The slippery slope of global oil supplies

Imagine one day you woke up and suddenly aeroplanes were grounded, cars were stalled and plastic no longer existed. How would the world continue to function without these crucial inventions?

Didn't get LOST

Could this be the future of air travel without oil?
image courtesy of Timo @ Flickr

Well, this is the future facing us if we run out of oil supplies and don’t adopt a sustainable replacement.


Where does oil come from?

At the moment, crude oil (our source of unrefined petroleum) is sourced from both conventional land and offshore sources as well as unconventional tight oil sources including shale using a controversial process called fracking (fracturing rock with pressurised liquid) as well as coal liquefaction.


As crude oil supplies are not renewable we are naturally working with limited stocks and the point at which supplies begin to dwindle has long been anticipated and termed ‘peak oil’.

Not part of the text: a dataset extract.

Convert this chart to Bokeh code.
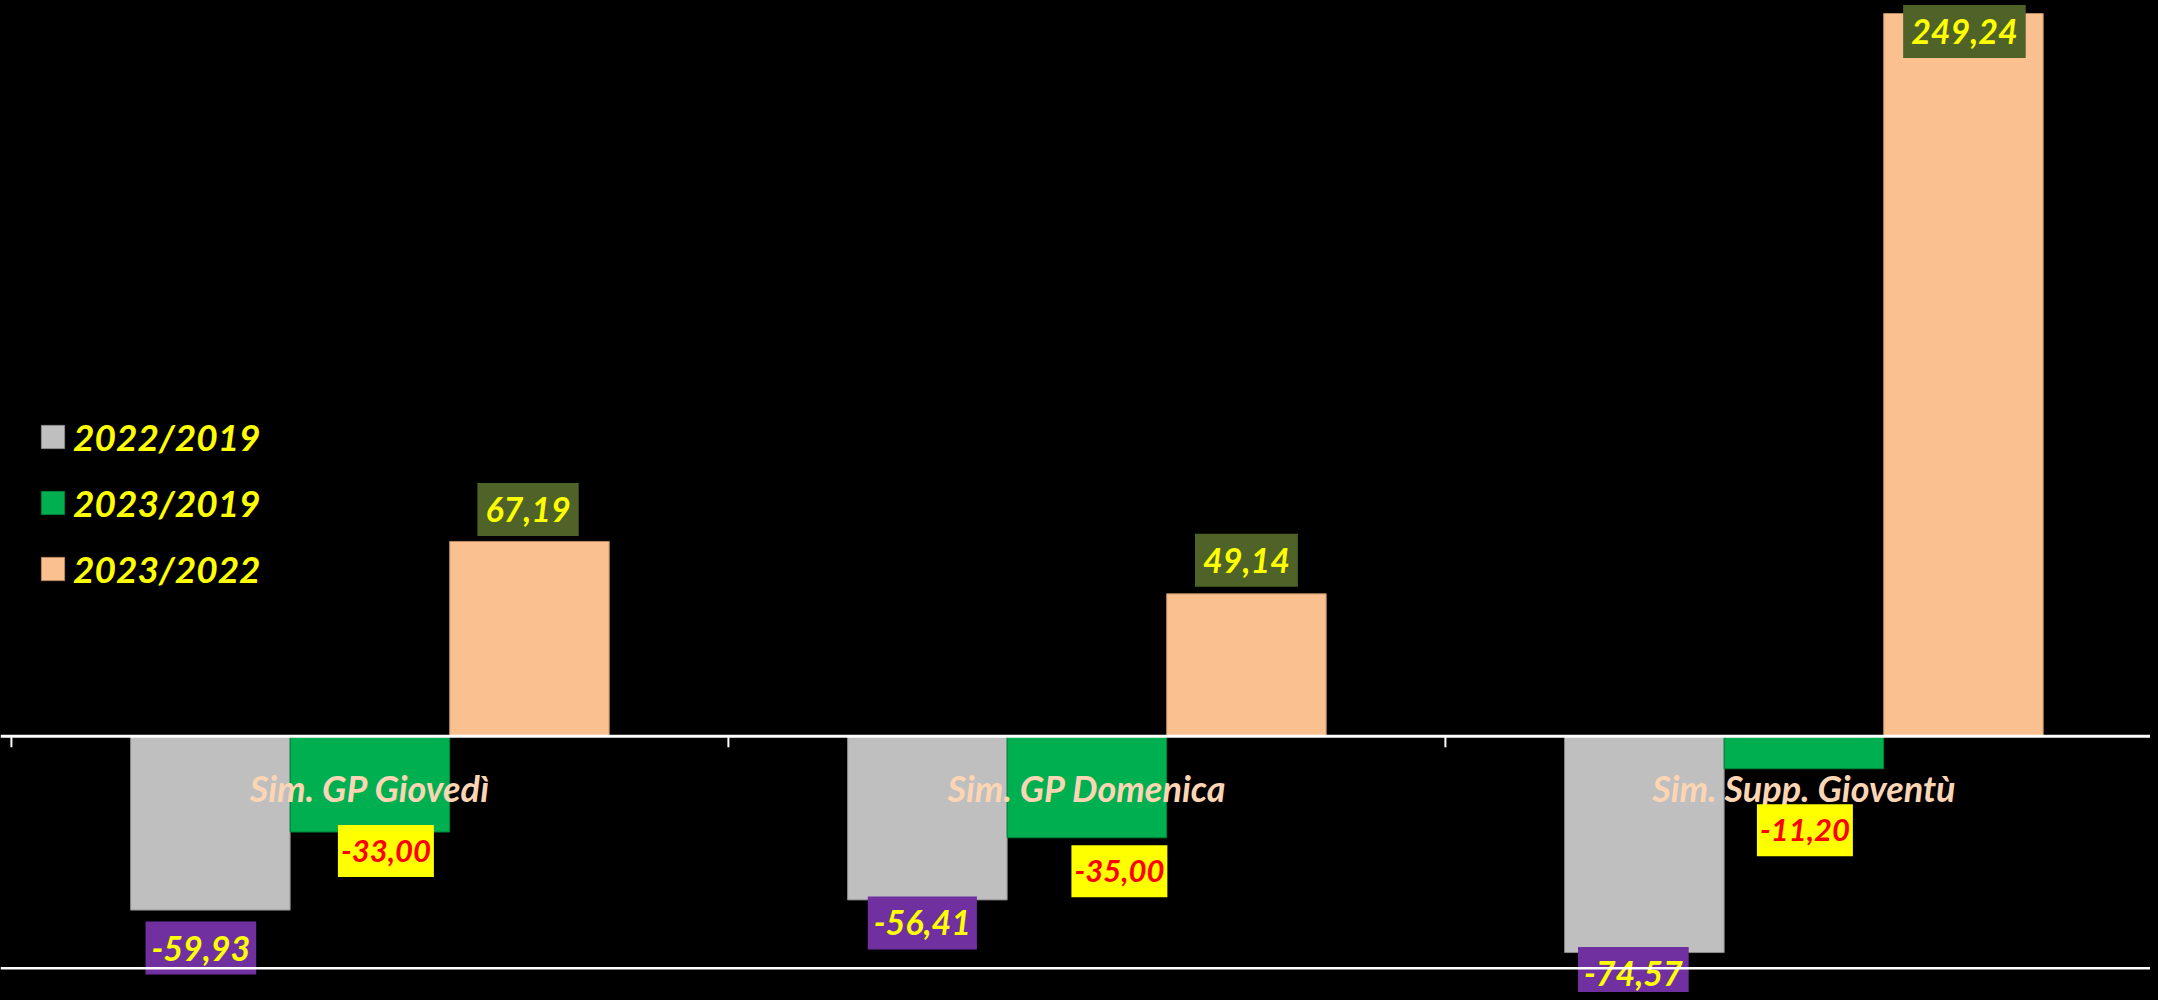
import math
from bokeh.plotting import figure
from bokeh.models import Range1d, Span, Legend, LegendItem, ColumnDataSource
from bokeh.core.properties import value
from bokeh.embed import file_html
from bokeh.resources import INLINE

# ---------------- data ----------------
categories = ["Sim. GP Giovedì", "Sim. GP Domenica", "Sim. Supp. Gioventù"]
series_names = ["2022/2019", "2023/2019", "2023/2022"]
v_2022_2019 = [-59.93, -56.41, -74.57]
v_2023_2019 = [-33.00, -35.00, -11.20]
v_2023_2022 = [67.19, 49.14, 249.24]
axis_min = -80

series_values = [v_2022_2019, v_2023_2019, v_2023_2022]

# ---------------- styles / layout ----------------
FONT = "Lato"
bar_colors = ["#BFBFBF", "#00B050", "#FAC090"]
bar_lines = ["#8C8C8C", "#00803A", "#B98A62"]
label_bg = ["#7030A0", "#FFFF00", "#4F6228"]
label_fg = ["#FFFF00", "#FF0000", "#FFFF00"]
label_size = ["34px", "31px", "34px"]
label_pad = [dict(left=6, right=6, top=14, bottom=14),
             dict(left=3, right=3, top=15, bottom=15),
             dict(left=8, right=8, top=14, bottom=14)]
# manual label placement (screen px, +down) as in the original
label_dx = [[-9.5, -5, -11], [16, 32.5, 1], [-1.4, 0, 1]]
label_dy = [[38, 23, 21], [19, 33.5, 61.5], [-32, -33.5, 18]]

W, H = 2150, 992
PX_PER_CAT = 717.0
PLOT_LEFT = 10.9      # px of category axis start
ZERO_Y = 735.8        # px of value 0
PX_PER_UNIT = 2.90
BAR_W = 0.2225

x_range = Range1d(-PLOT_LEFT / PX_PER_CAT, (W - PLOT_LEFT) / PX_PER_CAT)
y_range = Range1d((ZERO_Y - H) / PX_PER_UNIT, ZERO_Y / PX_PER_UNIT)

p = figure(width=W, height=H, x_range=x_range, y_range=y_range,
           output_backend="svg", toolbar_location=None,
           background_fill_color="black", border_fill_color="black",
           min_border=0, outline_line_color=None)
p.xaxis.visible = False
p.yaxis.visible = False
p.xgrid.visible = False
p.ygrid.visible = False

centers = [i + 0.5 for i in range(len(categories))]

renderers = []
for s, vals in enumerate(series_values):
    xs = [c + (s - 1) * BAR_W for c in centers]
    src = ColumnDataSource(dict(x=xs, top=vals, cat=categories))
    r = p.vbar(x="x", top="top", bottom=0, width=BAR_W, source=src,
               fill_color=bar_colors[s], line_color=bar_lines[s], line_width=1)
    renderers.append(r)

# axis lines
p.add_layout(Span(location=0, dimension="width", line_color="white", line_width=3))
p.add_layout(Span(location=axis_min, dimension="width", line_color="white", line_width=2.5))

# category tick marks (between categories)
p.ray(x=list(range(len(categories) + 1)), y=0, length=11, length_units="screen",
      angle=-math.pi / 2, line_color="white", line_width=2)

# category labels
p.text(x=centers, y=[0] * len(centers), text=categories, text_align="center",
       text_baseline="alphabetic", y_offset=52, text_color="#FCD5B5",
       text_font=value(FONT), text_font_style="bold italic", text_font_size="36px")

# data labels
for s, vals in enumerate(series_values):
    xs = [c + (s - 1) * BAR_W for c in centers]
    txt = [f"{v:.2f}".replace(".", ",") for v in vals]
    src = ColumnDataSource(dict(x=xs, y=vals, text=txt,
                                dx=label_dx[s], dy=label_dy[s]))
    p.text(x="x", y="y", text="text", source=src, x_offset="dx", y_offset="dy",
           text_align="center", text_baseline="middle",
           text_color=label_fg[s], text_font=value(FONT),
           text_font_style="bold italic", text_font_size=label_size[s],
           background_fill_color=label_bg[s], padding=label_pad[s])

legend = Legend(items=[LegendItem(label=n, renderers=[r]) for n, r in zip(series_names, renderers)],
                location=(38, 401), orientation="vertical",
                glyph_width=29, glyph_height=29,
                label_text_font=FONT, label_text_font_size="37px",
                label_text_font_style="bold italic", label_text_color="#FFFF00",
                label_standoff=6, spacing=21, padding=0, margin=0,
                border_line_alpha=0, background_fill_alpha=0)
p.add_layout(legend)

html = file_html(p, INLINE)
html = html.replace("</head>", "<style>html, body { background-color: #000000; }</style>\n</head>", 1)
open("out.html", "w").write(html)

Over at least the last five years, global oil production has reached over 80M (yes that’s M for Million) barrels PER DAY.


It’s not yet clear if we have reached peak oil as global demand continues to grow however just 3 months ago, large oil company Saudi Aramco’s chief executive Amin Nasser was quoted as saying “If we look at the long-term situation of oil supplies the picture is becoming increasingly worrying” and suggested that the world may indeed be facing an oil supply shortage.


This shortage is also a result of lack of investment and fresh discoveries because financial investors are focusing elsewhere on more sustainable alternatives.


An offshore oil refinery

Image courtsey of Thomas Hawk via Flickr


So what happens when oil runs out, or becomes too expensive?


Commuting without the use of petroleum is possible thanks to electricity and steam power however petrol based vehicles are still the majority and the norm for transport and freight around the world.

Additionally the use of plastic in packaging and preserving food as well as in medical equipment and research around the world means oil supply is a relevant and pressing issue for people and governments across the world.


The International Energy Agency suggest this oil shortage is a huge problem for the worlds economy as large shifts in demand and supply create economic instability however BP claim that technological advances mean the world has energy resources to supply us for decades to come and we need not be concerned about the shortage of oil.

From an environmental perspective, this enforced shift to alternative / renewable resources to replace fossil fuels is a rather promising outcome.


Where is new technology at right now?

At this stage, many alternative fuels such as biodiesel and bio-alcohol have been developed. Battery, solar and wind power technology are also rapidly improving in their cost and capacity and many would argue a combination of these technologies would easily provide the energy demands of the current global population.

The major hurdle to making this switch away from oil reliance appears to be belief and commitment to policy change by governments and influential companies.

Sunset on the wind farm

A windfarm – one alternative source of energy

Image courtesy of brian.abeling via flickr


So what does the future look like?

 It appears that crude oil will last the world another decade or two and in the meantime, with development of alternative technologies full-steam ahead (pun absolutely intended) hopefully the transition to more sustainable energy supplies will be the easiest and most logical option for governments and large companies to choose in the future.

One Response to “The slippery slope of global oil supplies”

  1. Rob Dabal says:

    Thanks for an informative piece Jesseka. You mentioned the use of plastics for medical purposes and research, are these products ever derived from recycled material?

    Id expect that as petrochemicals become scarcer there would be a need to prioritise what the raw material is turned into. Perhaps the use of some petrochemicals for medical purposes would be a better use than burning it.

    Or are there alternative renewable raw materials for medical products?